In Cape Town, the military will guard stores of drinking water, which will be distributed at 200 fortified stations that are designed to serve 20,000 people a day. Fears that the demand will far outstrip that distribution capacity are already fueling desperate acts. Black market shipments and water theft have now become a new revenue source for criminal elements looking to capitalize on the desperate situation. In January, city officials already set a daily use limit of 50 liters per day, about one fifth of what a typical American uses. Now, a limit of 25 liters—about the amount used during a four-minute shower—is set to go into effect. Watering plants, washing cars, and filling swimming pools are already banned completely.
The resulting desperation is now unveiled and unchecked even by authorities. “I’m afraid we’re at the 11th hour,” says South African resource-management expert Anthony Turton. “There is no more time for solutions. We need an act of God. We need divine intervention.”
Time to Rethink
To my mind, the takeaways from the Cape Town situation are both chilling and essential if we are to avoid a similar fate. For starters, we know there’s inevitability to increased pressure on water supplies. Record drought has gripped much of the world with increasing frequency. Whether you chalk it up to manmade global warming or natural climate cycles, the fact remains that in many areas there’s simply not enough rain. This year, again after a brief one-year break, the American southwest looks to be facing renewed drought concerns as the crucial snow pack in the Sierra Nevada Mountains is, at this writing, only 30 percent of normal.
Those shortfalls come at a time when the world’s population is continuing to rise at ever more rapid rates, and more and more people are living in cities. Put it all together and the basic math does not look favorable.
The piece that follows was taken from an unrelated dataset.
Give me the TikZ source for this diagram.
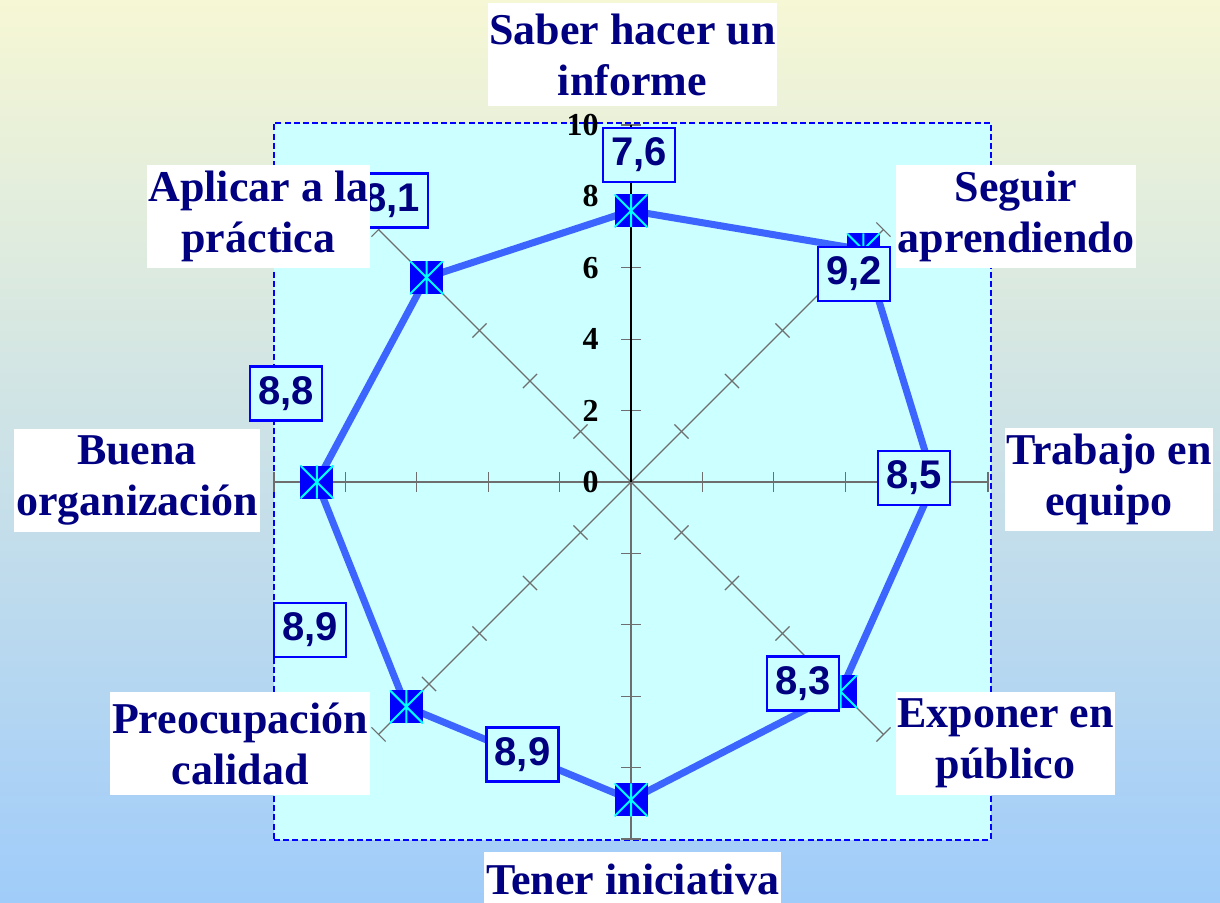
\documentclass[tikz,border=0pt]{standalone}
\usepackage{fontspec}
\newfontfamily\catfont{Liberation Serif}
\newfontfamily\valfont{Liberation Sans}
\definecolor{navy}{RGB}{0,0,128}
\definecolor{plotcyan}{RGB}{204,255,255}
\definecolor{bgtop}{RGB}{246,247,212}
\definecolor{bgbot}{RGB}{160,204,250}
\definecolor{dataline}{RGB}{60,100,255}
\definecolor{axisgrey}{RGB}{110,110,110}
\definecolor{markcyan}{RGB}{0,255,255}
\begin{document}
\begin{tikzpicture}[x=0.5pt,y=-0.5pt,
  cat/.style={fill=white, text=navy, font=\catfont\bfseries\fontsize{22}{25.5}\selectfont, align=center, inner sep=0pt, minimum height=51.5pt},
  val/.style={fill=plotcyan, draw=blue, line width=1.4pt, text=navy, font=\valfont\bfseries\fontsize{20}{24}\selectfont, minimum width=36pt, minimum height=27pt, inner sep=0pt},
  num/.style={font=\catfont\bfseries\fontsize{16}{18}\selectfont, text=black, anchor=east, inner sep=0pt},
  axisline/.style={draw=axisgrey, line width=0.6pt},
  marker/.style={rectangle, fill=blue, minimum size=16.5pt, inner sep=0pt,
    path picture={\draw[markcyan, line width=1pt]
      (path picture bounding box.north west) -- (path picture bounding box.south east)
      (path picture bounding box.north east) -- (path picture bounding box.south west)
      (path picture bounding box.north) -- (path picture bounding box.south);}},
  plotarea/.style={fill=plotcyan, draw=blue, line width=1pt, dash pattern=on 3pt off 1.6pt}
]
\useasboundingbox (0,0) rectangle (1220,902);
\shade[top color=bgtop, bottom color=bgbot] (0,0) rectangle (1220,902);
\node[plotarea, minimum width=358.5pt, minimum height=358.5pt, inner sep=0pt] (plot) at (632.5,481) {};

\begin{scope}[shift={(631,482)}, x=17.85pt, y=17.85pt]
  \coordinate (c) at (0,0);
  \foreach \a/\n in {0/e,45/ne,90/n,135/nw,180/w,225/sw,270/s,315/se} {
    \coordinate (ax\n) at (\a:10);
    \draw[axisline] (c) -- (ax\n);
    \foreach \r in {2,4,6,8,10} {
      \draw[axisline, rotate=\a] (\r,-0.28) -- (\r,0.28);
    }
  }
  \draw[black, line width=0.6pt] (c) -- (axn);
  \node[marker] (m1) at (90:7.6) {};
  \node[marker] (m2) at (45:9.2) {};
  \node[marker] (m3) at (0:8.5) {};
  \node[marker] (m4) at (-45:8.3) {};
  \node[marker] (m5) at (-90:8.9) {};
  \node[marker] (m6) at (-135:8.9) {};
  \node[marker] (m7) at (180:8.8) {};
  \node[marker] (m8) at (135:8.1) {};
\end{scope}

\draw[dataline, line width=3.5pt, line join=round]
  (m1.center) -- (m2.center) -- (m3.center) -- (m4.center) -- (m5.center) -- (m6.center) -- (m7.center) -- (m8.center) -- cycle;
\foreach \i in {1,...,8} {
  \node[marker] at (m\i) {};
}

\node[num] (n0) at (599,482) {0};
\node[num] (n2) at (599,410.6) {2};
\node[num] (n4) at (599,339.2) {4};
\node[num] (n6) at (599,267.8) {6};
\node[num] (n8) at (599,196.4) {8};
\node[num] (n10) at (599,125) {10};

\node[val] (v1) at (639,155) {7,6};
\node[val] (v8) at (392,200.5) {8,1};
\node[val] (v2) at (854,274) {9,2};
\node[val] (v3) at (914,478) {8,5};
\node[val] (v7) at (286,393.5) {8,8};
\node[val] (v6) at (310,630) {8,9};
\node[val] (v4) at (803,683.5) {8,3};
\node[val] (v5) at (522.5,754.5) {8,9};

\node[cat, minimum width=144.5pt] (l1) at (632.5,54.5) {Saber hacer un\\informe};
\node[cat, minimum width=111.5pt] (l8) at (258.5,216.5) {Aplicar a la\\práctica};
\node[cat, minimum width=120pt] (l2) at (1016,216.5) {Seguir\\aprendiendo};
\node[cat, minimum width=104pt] (l3) at (1109,479.5) {Trabajo en\\equipo};
\node[cat, minimum width=123pt] (l7) at (137,480) {Buena\\organización};
\node[cat, minimum width=109.5pt] (l4) at (1005.5,743.5) {Exponer en\\público};
\node[cat, minimum width=130pt] (l6) at (240,743.5) {Preocupación\\calidad};
\node[cat, minimum width=148.5pt, minimum height=0pt, text height=21pt, text depth=10pt, anchor=base] (l5) at (632.5,894) {Tener iniciativa};
\end{tikzpicture}
\end{document}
Most disturbing of all, however, is the cavalier way we regard water as a resource. In Cape Town, for example, water officials say that less than half the population has reduced water consumption in the run-up to Day Zero. That is a systemic breakdown of public awareness, public policy, and regulation enforcement, much like driving blindfolded as the edge of a cliff approaches.
Clearly, all humans must rethink the way we manage water, on a public scale and in our homes and businesses. And we need to target the areas that make the most difference. As an example, in California, approximately 85 percent of the water humans use goes to farming. As the refrain goes, “we all need to eat” so on the most basic level it makes sense to devote our resources to producing food. Yet, even in a state where water rights are arguably the most crucial issue facing society, there is almost no incentive for farmers to turn to water-wise farming techniques, of which there are many (although most go unused).
We also know that technologies such as desalinization and processing wastewater remain badly underdeveloped. Yet, the simple fact remains that as individuals many of us just don’t care. The threats of water shortages are so remote that to many of us, they might as well be happening on another planet. That, my friends, is tragedy in the making.
The good news is that if we do evolve in our thinking about water management, we can avoid our own Day Zeros, but the time to step back and rethink is now. Because by the time black-market water becomes real and cities start turning off taps, it will be much, much too late.